Boundary value problems with rough boundary data
Robert Denk, David Ploß, Sophia Rau, Jörg Seiler
TL;DR
The article addresses solving linear higher-order parameter-elliptic boundary value problems with rough boundary data by introducing Sobolev spaces of mixed smoothness $H_p^{s,\sigma}$ that admit generalized traces into Besov spaces of negative order. It develops the mapping properties, interpolation, and parameter-dependent frameworks necessary to handle both model and variable-coefficient problems in the half-space and in domains, using localization and perturbation techniques to obtain uniform solvability and a priori estimates. The authors then apply the theory to the linearized Cahn--Hilliard equation with dynamic boundary conditions, proving that the associated operator generates a holomorphic semigroup on $L^p$ product spaces and establishing higher-regularity results.
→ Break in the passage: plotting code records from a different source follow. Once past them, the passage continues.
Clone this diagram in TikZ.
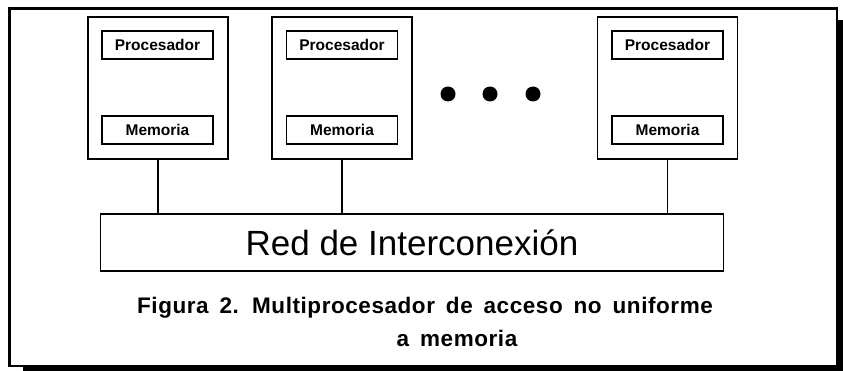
\documentclass[tikz,border=0pt]{standalone}
\usepackage{fontspec}
\setmainfont{Liberation Sans}
\newfontfamily\capfont[LetterSpace=2.5,WordSpace=1.6]{Liberation Sans}
\begin{document}
\begin{tikzpicture}[x=1pt,y=-1pt,
  cpu/.style={draw, line width=1.6pt, minimum width=140pt, minimum height=142pt, inner sep=0pt},
  unitbox/.style={draw, line width=1.6pt, minimum width=111pt, minimum height=28pt, inner sep=0pt,
    font=\bfseries\fontsize{15.5}{18}\selectfont},
  link/.style={line width=1.6pt},
  dotmark/.style={circle, fill=black, minimum size=15pt, inner sep=0pt},
  netbox/.style={draw, line width=1.6pt, minimum width=623pt, minimum height=57pt, inner sep=0pt,
    font=\fontsize{35}{40}\selectfont},
  captext/.style={inner sep=0pt, font=\capfont\bfseries\fontsize{22.5}{26}\selectfont}
]
\useasboundingbox (0,0) rectangle (843,371);
% frame with drop shadow
\fill[black] (23,20) rectangle (843,371);
\draw[line width=2.5pt, fill=white] (9.5,8.5) rectangle (837,366);

% processing nodes
\node[cpu] (b1) at (158,88) {};
\node[cpu] (b2) at (342,88) {};
\node[cpu] (b3) at (667.5,88) {};
\foreach \i/\x in {1/157.5, 2/342, 3/667.5}{
  \node[unitbox] (p\i) at (\x,45) {Procesador};
  \node[unitbox] (m\i) at (\x,130) {Memoria};
}

% dots
\node[dotmark] (d1) at (448,94) {};
\node[dotmark] (d2) at (490,94) {};
\node[dotmark] (d3) at (533,94) {};

% network
\node[netbox] (net) at (412,242.5) {Red de Interconexión};
\foreach \i in {1,2,3}{
  \draw[link] (b\i.south) -- (b\i.south |- net.north);
}

% caption
\node[captext, anchor=base] (cap1) at (425,313) {Figura 2. Multiprocesador de acceso no uniforme};
\node[captext, anchor=base] (cap2) at (457,346) {a memoria};
\end{tikzpicture}
\end{document}
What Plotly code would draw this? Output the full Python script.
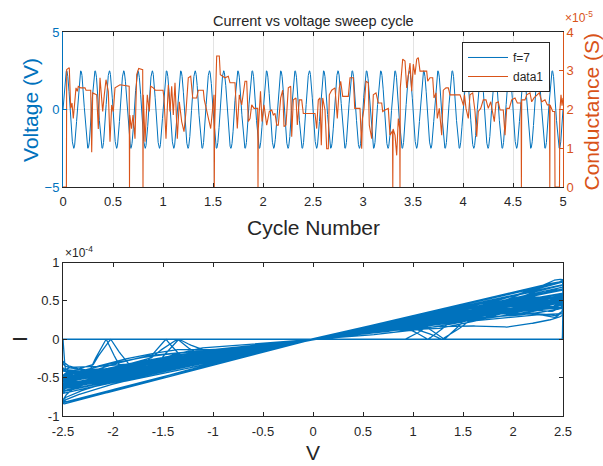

Overall, the work provides a robust functional-analytic toolkit for boundary value problems with rough data, with potential implications for SPDEs with boundary noise and dynamical boundary phenomena.
Abstract
We consider linear boundary value problems for higher-order parameter-elliptic equations, where the boundary data do not belong to the classical trace spaces. We employ a class of Sobolev spaces of mixed smoothness that admits a generalized boundary trace with values in Besov spaces of negative order. We prove unique solvability for rough boundary data in the half-space and in sufficiently smooth domains. As an application, we show that the operator related to the linearized Cahn--Hilliard equation with dynamic boundary conditions generates a holomorphic semigroup in $L^p(\mathbb R^n_+)\times L^p(\mathbb R^{n-1})$.